Variritse : Ody maléfique entraînant la mort pendant qu’on cuisine, ou en fin de cuisson du riz. (il n’y a plus d’eau de cuisson du riz)

Somondraravaky : Ody maléfique visant les jeunes que l’on convoite (jeune fille désirable).

Barikatapaka : Ody maléfique pouvant toucher tout le monde, quel que soit l’âge ou la catégorie sociale. Il se manifeste par des courbatures dans le dos et de « points de côté. » Le malade manifeste sa douleur par des complaintes (comme une barrique sectionnée).

Maolalava : Ody maléfique sans issue fatale mais, au début, responsable de perte de mémoire et de divagation (longue maladie mentale) enfin, se terminant par une tétanie.

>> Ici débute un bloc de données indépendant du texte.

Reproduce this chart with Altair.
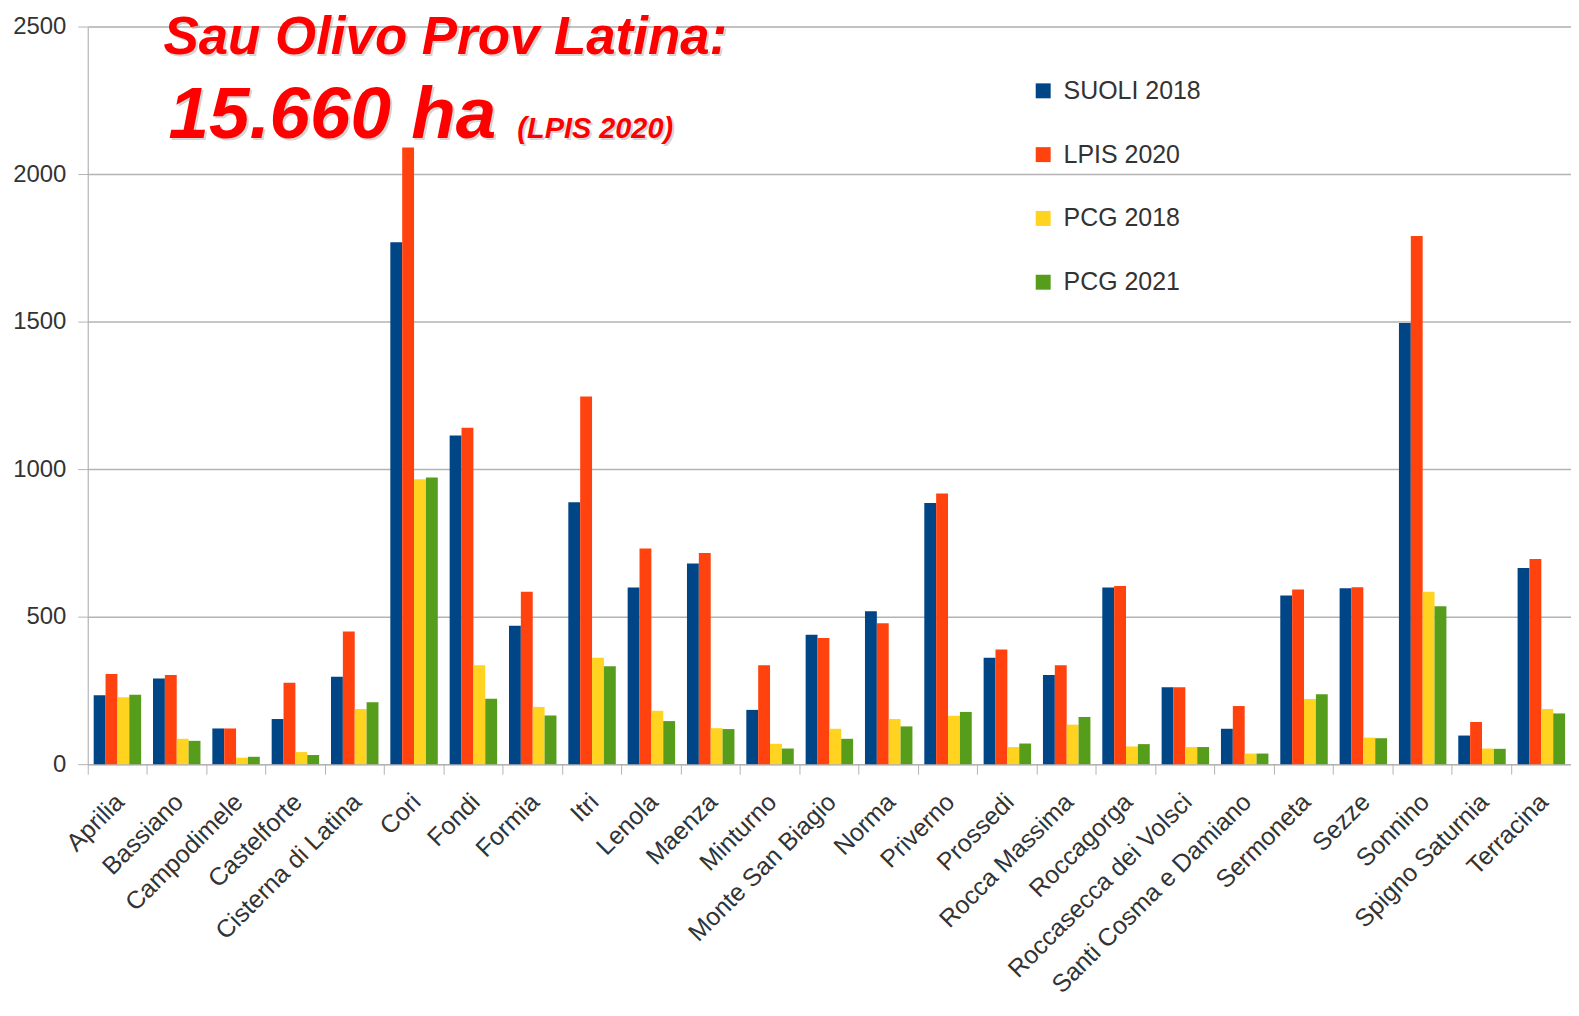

Mandriko : Poison appliqué aux projectiles aggravant les blessures et amplifiant la détonation (du temps où les Bara détenaient fusils et sagaies).

Gagamañoaka : Les victimes de cet Ody maléfique coassent comme des corbeaux.

L’utilisation de ces ody maléfiques est très diversifiée. Pour certains, un simple regard posé sur eux déclencherait leur pouvoir.

Pour d’autres, il est nécessaire de disposer des phanères ou d’un morceau de vêtement de la future victime. En dernier recours, il faut incorporer les ody à l’alimentation de l’intéressé. On peut aussi les appliquer sur les biens des victimes (terre, maison, rizière).

Enfin, une dernière technique appelée « tsongodia » consiste à mélanger les ody avec la poussière des traces de pas des victimes.

Les différents Fanala et leurs usages :

Famoto et laimalinika : Il s’agit de remède préventif ou curatif, administré aux hommes (essentiellement les bouviers) ou aux animaux contre les morsures d’arachnide. Cet ody protège aussi le bétail ayant ingurgité des insectes en s’abreuvant.

Fañidy : Remède préventif contre les morsures de caïman, lors des baignades et des traversées de rivière.

Firoratra : Amulette favorisant l’enrichissement, qu’on accroche au dessus de la porte pour ce faire.

Odivona : Remède contre la stérilité, mais aussi pour éviter la mort précoce du nouveau-né.

Mahavaly : Ody appliqué aux zébus pour éviter qu’on les vols. Malgré cela, s’ils se font quand même dérober, alors le voleur aura des problèmes dermatologiques.

Odibasy : Ody porté sur les parties du corps (bras, poitrine, dos, front…) empêchant l’ennemi de viser et le cas échéant, d’éviter l’impact des projectiles ou des sagaies.

Odiahitsy : Protection contre certains esprits maléfiques, responsables de misère et de maladie.

Safaimbola : Ody préservant l’avenir et après la mort, en permettant le bien de s’installer tout en chassant le mal.

Toetsimindry : Ody renforçant l’honneur, l’appréciation par les souverains et le voisinage.

Raiaja, Betambà : Ody empêchant les malfaiteurs d’agir ou de tuer.

Odisimbanalo : Ody protégeant contre tous les maléfices, mais aussi pour en guérir.